Durante sua fala, o médico elencou ainda possibilidades para ajudar a conduzir e a entender esses casos e chamou atenção para o grau de imunossupressão. “É de conhecimento de todos que pacientes com CD4 abaixo de 200 aumenta o risco para doenças oportunistas, por outro lado, é importante lembrar que acima de 200 esse risco também existe, não com a mesma vulnerabilidade, mas existe”, observou o médico.

Risco cardiovascular

Uma grande preocupação dos profissionais que cuidam de pacientes com HIV é o risco cardiovascular aumentado nessa população. A infectologista e nutróloga, Érika Ferrari, trouxe para o debate evidências cientificas que comprovam o risco aumentado.

“Começamos o tratamento rapidamente no paciente, manejamos os fatores de risco, os ditos tradicionais e ainda assim, os pacientes infectados pelo HIV permanecem com alto risco de infarto pelo miocárdio, então, temos uma maior longevidade, uma melhor qualidade de vida, mas permanecemos com excesso de risco das chamadas doenças crônicas não transmissíveis, dentre elas, o infarto agudo do miocárdio”, explicou.

“O contexto é que uma pessoa com HIV tem duas vezes mais chances de desenvolver uma doença cardiovascular, comparado a uma pessoa da população geral. A carga global de doença cardiovascular associada ao HIV triplicou nos últimos 20 anos, e ela tende a triplicar na próxima década porque a expectativa de vida está aumentando. Em 2010, tínhamos uma expectativa de vida de 44 anos. Em 2035, os dados dizem que vai aumentar para 60 anos. E quando falamos de doença cardiovascular existe uma maior prevalência, principalmente em mulheres infectadas pelo HIV, pessoas maiores de 50 anos e em pessoas que moram na África Subsaariana”, destacou.

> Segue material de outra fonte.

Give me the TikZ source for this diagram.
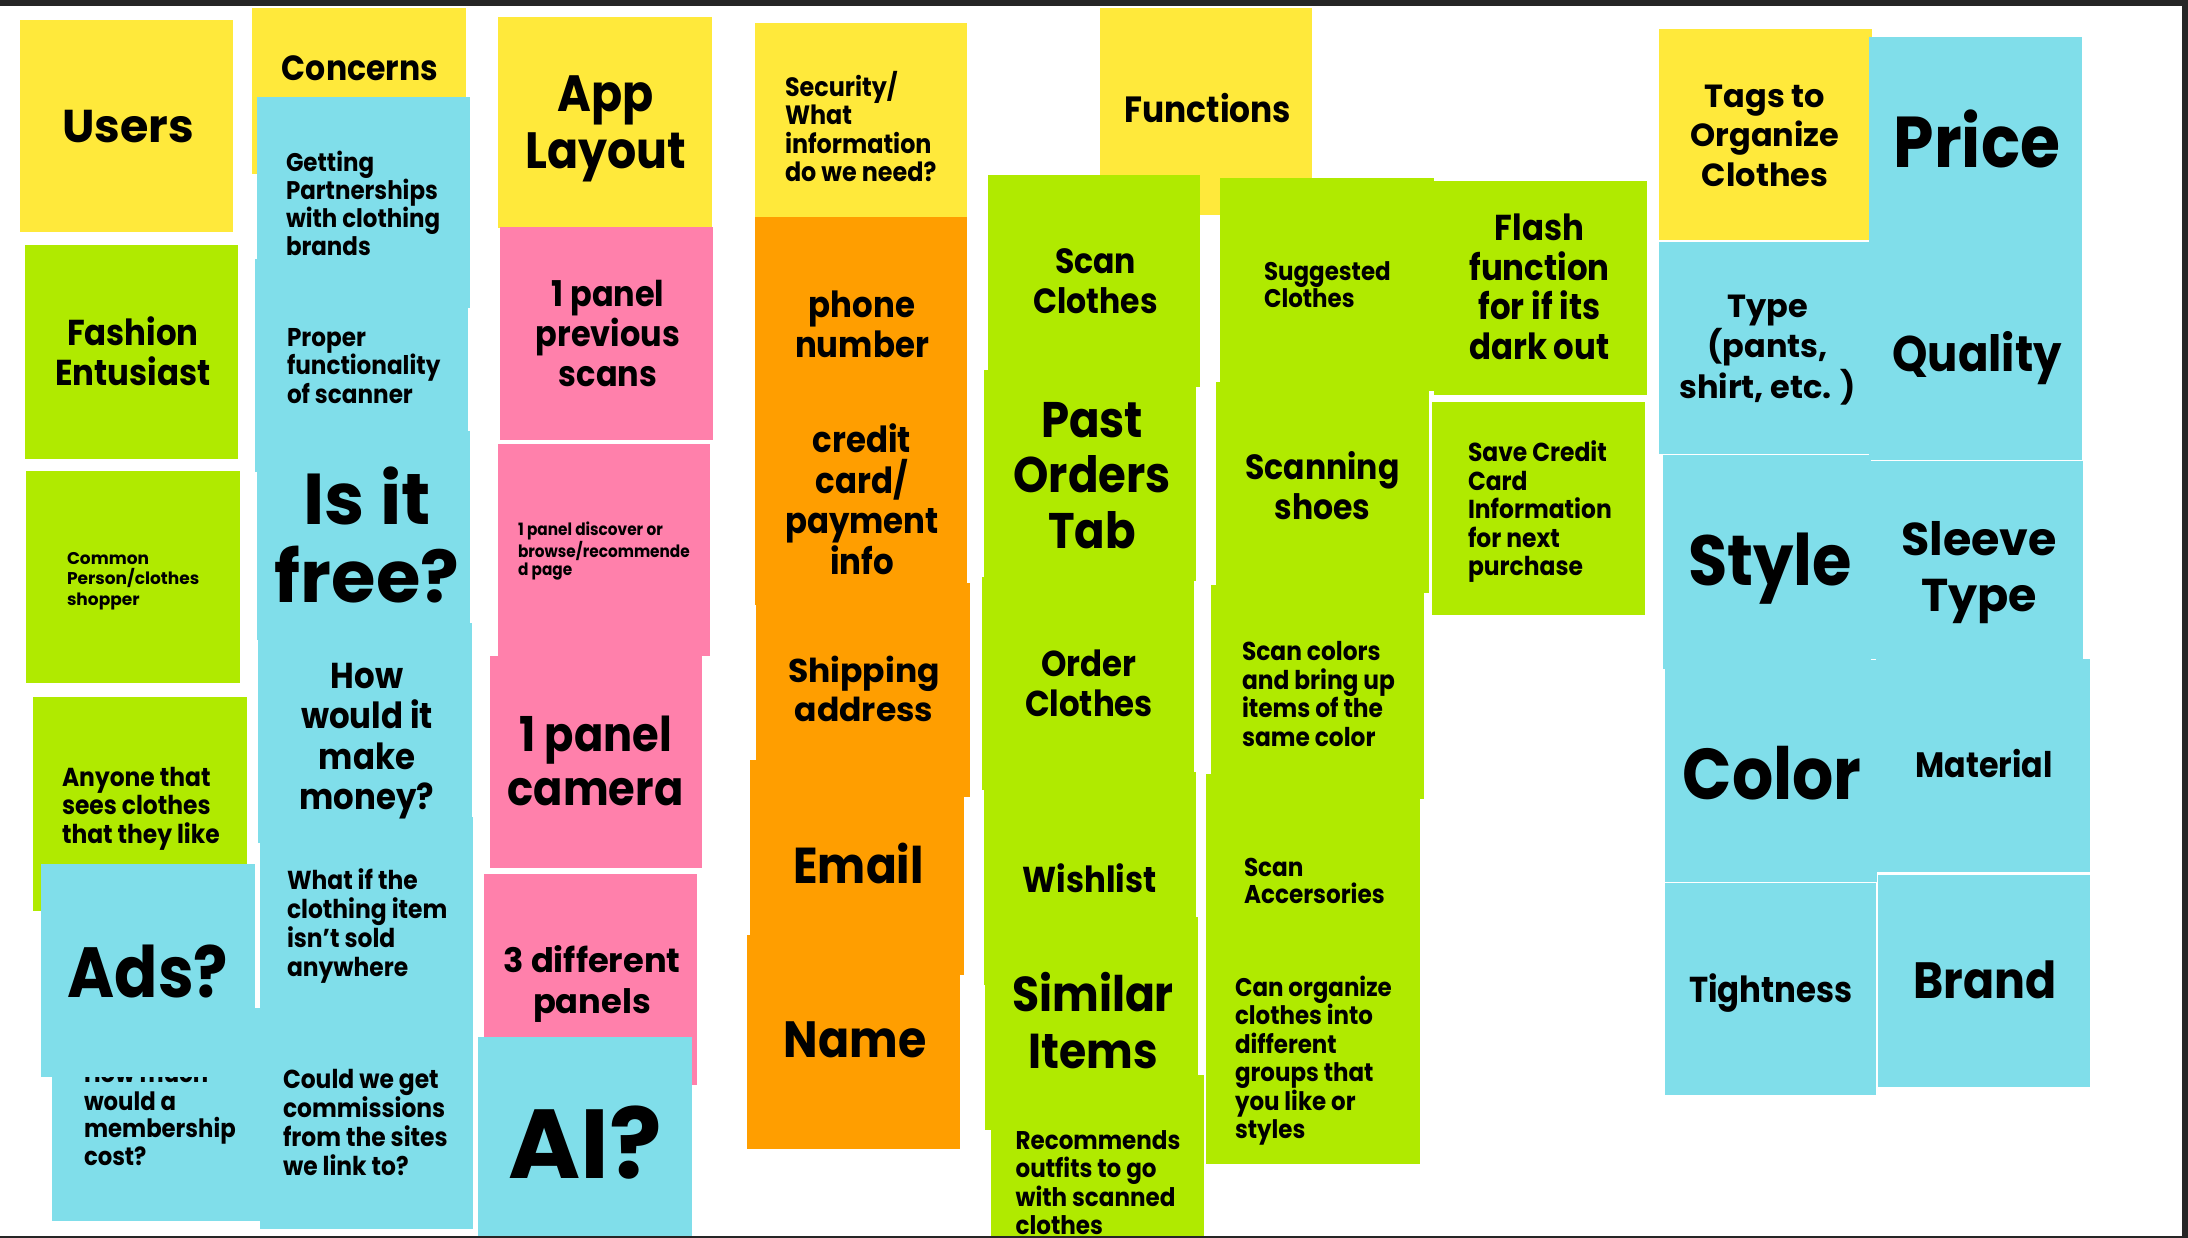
\documentclass[tikz,border=0pt]{standalone}
\usepackage{fontspec}
\setmainfont{Poppins}[FakeStretch=0.9]
\newfontfamily\wfam{Poppins}
\definecolor{yel}{HTML}{FFE93B}
\definecolor{grn}{HTML}{B0EA00}
\definecolor{blu}{HTML}{80DEEA}
\definecolor{pnk}{HTML}{FF80AB}
\definecolor{org}{HTML}{FF9E00}
\definecolor{edgec}{HTML}{262626}
\newcommand{\nf}[2]{\fontsize{#1}{#2}\selectfont\bfseries}
\newcommand{\wn}[2]{\wfam\fontsize{#1}{#2}\selectfont\bfseries}
\begin{document}
\begin{tikzpicture}[x=1pt,y=-1pt,
  txt/.style={inner sep=0pt,outer sep=0pt,text=black},
  lt/.style={txt,align=left,anchor=west},
  ct/.style={txt,align=center,anchor=center},
  bt/.style={txt,anchor=base}]
\useasboundingbox (0,0) rectangle (2188,1238);
\fill[white] (0,0) rectangle (2188,1238);

% ---------- Users column ----------
\fill[yel] (20,20) rectangle (233,232);
\node[bt,font={\wn{46}{50}}] (users) at (128,142.3) {Users};
\fill[grn] (25,245) rectangle (238,459);
\node[ct,font={\nf{36}{40}}] (fashion) at (133,351) {Fashion\\Entusiast};
\fill[grn] (26,471) rectangle (240,683);
\node[lt,font={\wn{17}{20.5}}] (common) at (67,581) {Common\\Person/clothes\\shopper};
\fill[grn] (33,697) rectangle (247,911);
\node[lt,font={\nf{26}{28.5}}] (anyone) at (62,808.5) {Anyone that\\sees clothes\\that they like};

% ---------- Concerns column ----------
\fill[yel] (252,8) rectangle (466,174);
\node[bt,font={\nf{35}{40}}] (concerns) at (360,81) {Concerns};
\fill[blu] (257,97) rectangle (470,308);
\fill[blu] (255,259) rectangle (468,472);
\fill[blu] (257,431) rectangle (470,640);
\fill[blu] (258,623) rectangle (472,843);
\fill[blu] (260,817) rectangle (473,1030);
\fill[blu] (260,1008) rectangle (473,1229);
\node[lt,font={\nf{25.5}{28}}] (partner) at (286,203) {Getting\\Partnerships\\with clothing\\brands};
\node[lt,font={\nf{25.7}{28.5}}] (proper) at (287,366) {Proper\\functionality\\of scanner};
\node[ct,font={\wn{72}{77.5}}] (free) at (367,535) {Is it\\free?};
\node[ct,font={\nf{36}{40.5}}] (money) at (367,741) {How\\would it\\make\\money?};
\node[lt,font={\nf{26}{29}}] (whatif) at (287,926.5) {What if the\\clothing item\\isn't sold\\anywhere};
\node[lt,font={\nf{26}{29}}] (commission) at (283,1122.5) {Could we get\\commissions\\from the sites\\we link to?};

% membership note partly under Ads
\fill[blu] (52,1008) rectangle (260,1221);
\node[lt,font={\nf{25.3}{27.5}}] (member) at (84,1114.7) {How much\\would a\\membership\\cost?};
\fill[blu] (41,864) rectangle (255,1077);
\node[bt,font={\nf{71}{80}}] (ads) at (148,997.5) {Ads?};

% ---------- App Layout column ----------
\fill[yel] (498,17) rectangle (712,228);
\node[ct,font={\nf{51}{57}}] (layout) at (606,129) {App\\Layout};
\fill[pnk] (500,227) rectangle (713,440);
\node[ct,font={\nf{35.5}{40}}] (prevscan) at (608,333.5) {1 panel\\previous\\scans};
\fill[pnk] (498,444) rectangle (710,655.5);
\node[lt,font={\nf{17}{18.5}}] (discover) at (518,551) {1 panel discover or\\browse/recommende\\d page};
\fill[pnk] (490,655.5) rectangle (702,867.5);
\node[ct,font={\nf{48}{53.5}}] (camera) at (595.6,761) {1 panel\\camera};
\fill[pnk] (484,874) rectangle (697,1085);
\node[ct,font={\wn{33.7}{41}}] (threepanels) at (592,983.5) {3 different\\panels};
\fill[blu] (478,1037) rectangle (692,1240);
\node[bt,font={\wn{98}{100}}] (ai) at (585,1178) {AI?};

% ---------- Security column ----------
\fill[yel] (755,23) rectangle (967,217.5);
\node[lt,font={\nf{26.5}{28.5}}] (security) at (785,126.7) {Security/\\What\\information\\do we need?};
\fill[org] (755,217) rectangle (967,435);
\fill[org] (755,387) rectangle (967,605);
\fill[org] (756,583) rectangle (969.5,797);
\fill[org] (750,760) rectangle (964,975);
\fill[org] (747,935) rectangle (960,1149);
\node[ct,font={\nf{36}{40}}] (phone) at (862,324) {phone\\number};
\node[ct,font={\nf{36}{40.5}}] (credit) at (862,499) {credit\\card/\\payment\\info};
\node[ct,font={\wn{33}{39}}] (shipping) at (864,688.5) {Shipping\\address};
\node[bt,font={\nf{50.5}{54}}] (email) at (858.6,883) {Email};
\node[bt,font={\nf{51}{54}}] (name) at (855,1057.5) {Name};

% ---------- Functions ----------
\fill[yel] (1100,8) rectangle (1312,215.5);
\node[bt,font={\nf{36.5}{40}}] (functions) at (1208,122.6) {Functions};
\fill[grn] (988,175) rectangle (1200,387);
\fill[grn] (984,370) rectangle (1196,581);
\fill[grn] (982,577) rectangle (1194,790);
\fill[grn] (984,772) rectangle (1196,985);
\fill[grn] (985,917) rectangle (1198,1130);
\fill[grn] (991,1075) rectangle (1204,1240);
\node[ct,font={\nf{35}{40}}] (scanclothes) at (1095.6,281) {Scan\\Clothes};
\node[ct,font={\nf{50}{55.5}}] (pastorders) at (1092,475.5) {Past\\Orders\\Tab};
\node[ct,font={\nf{36}{40}}] (orderclothes) at (1089,683.5) {Order\\Clothes};
\node[bt,font={\nf{36}{40}}] (wishlist) at (1089.6,892) {Wishlist};
\node[ct,font={\nf{49}{57}}] (similar) at (1093,1021) {Similar\\Items};
\node[lt,font={\nf{25.6}{28.5}}] (recommends) at (1015.6,1182.7) {Recommends\\outfits to go\\with scanned\\clothes};

\fill[grn] (1220,178) rectangle (1434,391);
\fill[grn] (1215.5,381.6) rectangle (1429,593);
\fill[grn] (1210.6,585) rectangle (1424,799);
\fill[grn] (1206,774) rectangle (1420,985);
\fill[grn] (1206,950) rectangle (1420,1164);
\node[lt,font={\nf{25.5}{27.5}}] (suggested) at (1264,284.7) {Suggested\\Clothes};
\node[ct,font={\nf{35}{40}}] (shoes) at (1322.5,485.5) {Scanning\\shoes};
\node[lt,font={\nf{25.9}{28.5}}] (colors) at (1242,694) {Scan colors\\and bring up\\items of the\\same color};
\node[lt,font={\nf{25.7}{27.5}}] (accessories) at (1244,881) {Scan\\Accersories};
\node[lt,font={\nf{25.5}{28.5}}] (organize) at (1235,1060.5) {Can organize\\clothes into\\different\\groups that\\you like or\\styles};

\fill[grn] (1434,181) rectangle (1647,395);
\node[ct,font={\nf{36}{39.5}}] (flash) at (1539.4,286.6) {Flash\\function\\for if its\\dark out};
\fill[grn] (1432,402.5) rectangle (1645,615);
\node[lt,font={\nf{26}{28.5}}] (savecard) at (1468,512) {Save Credit\\Card\\Information\\for next\\purchase};

% ---------- Tags ----------
\fill[blu] (1659,242) rectangle (1870,454);
\fill[yel] (1658.5,29) rectangle (1872,240);
\fill[blu] (1869,37) rectangle (2082,250);
\fill[blu] (1869,248) rectangle (2082,459.9);
\node[ct,font={\wn{32}{39.5}}] (tags) at (1765,135.5) {Tags to\\Organize\\Clothes};
\node[bt,font={\nf{72}{74}}] (price) at (1977,168) {Price};
\node[ct,font={\wn{32}{40.5}}] (type) at (1767.6,350) {Type\\(pants,\\shirt, etc. )};
\node[bt,font={\nf{50}{55}}] (quality) at (1977,371.7) {Quality};
\fill[blu] (1663,455.5) rectangle (1871,669);
\fill[blu] (1869,461.4) rectangle (2083,659);
\fill[blu] (1664.6,660) rectangle (1877,881.7);
\fill[blu] (1876,659) rectangle (2090,872.3);
\fill[blu] (1664.6,883.3) rectangle (1876.4,1095);
\fill[blu] (1878.2,875.4) rectangle (2090,1087);
\node[bt,font={\nf{71}{72}}] (style) at (1770,585) {Style};
\node[ct,font={\wn{46}{56}}] (sleeve) at (1979,573) {Sleeve\\Type};
\node[bt,font={\nf{72}{74}}] (color) at (1772,799.3) {Color};
\node[bt,font={\nf{35.3}{40}}] (material) at (1984,777.7) {Material};
\node[bt,font={\nf{36}{40}}] (tightness) at (1771,1002) {Tightness};
\node[bt,font={\nf{51}{54}}] (brand) at (1985,998) {Brand};

% ---------- frame ----------
\fill[edgec] (0,0) rectangle (2188,6);
\fill[edgec] (2182,0) rectangle (2188,1238);
\fill[edgec] (0,1236) rectangle (2188,1238);
\end{tikzpicture}
\end{document}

Alguns riscos cardiovasculares

“Quando falamos de infarto temos uma diferença por faixa etária, ao pegar uma pessoa de 25 a 30 anos, temos uma incidência de 0,27 casos de infarto para mil pessoas por ano, quando pegamos uma pessoa acima de 50 anos, essa incidência vai para 17 casos a cada mil pessoas. Uma outra diferença é o tempo de infecção pelo HIV. Acima de 5 anos, a incidência de infarto chega a 0,43 a cada mil pessoas por ano, quando temos uma pessoa com mais de 15 anos de infecção, essa prevalência praticamente triplica, chegando a quase 3 para cada mil pessoas por ano, então concluímos que o infarto é uma doença relacionada também com envelhecimento da população vivendo com HIV”, considerou a médica.

Qualidade de vida

A médica finalizou a mesa redonda com dicas de saúde não só para as pessoas vivendo com HIV, mas para toda a sociedade. “A medicina do estilo de vida trabalha seis pilares para melhorar a qualidade de vida dessas pessoas e promover a saúde, que são: alimentação saudável, atividade física, melhora de padrão de sono, não fumar, ter um consumo moderado do álcool, ter o controle do estresse e praticar conexões sociais. O médico não pode ser só prescritor de remédio, ele também tem que prescrever saúde para o paciente, as pessoas precisam parar de ver o médico como prescritor de medicação. E para comprovar o que eu falei, um estudo da OMS mostrou que quanto menor a quantidade de atividade física praticada pela pessoa, maior é a chance de ter um evento cardiovascular, então a literatura já provou que hábitos saudáveis de vida funciona.”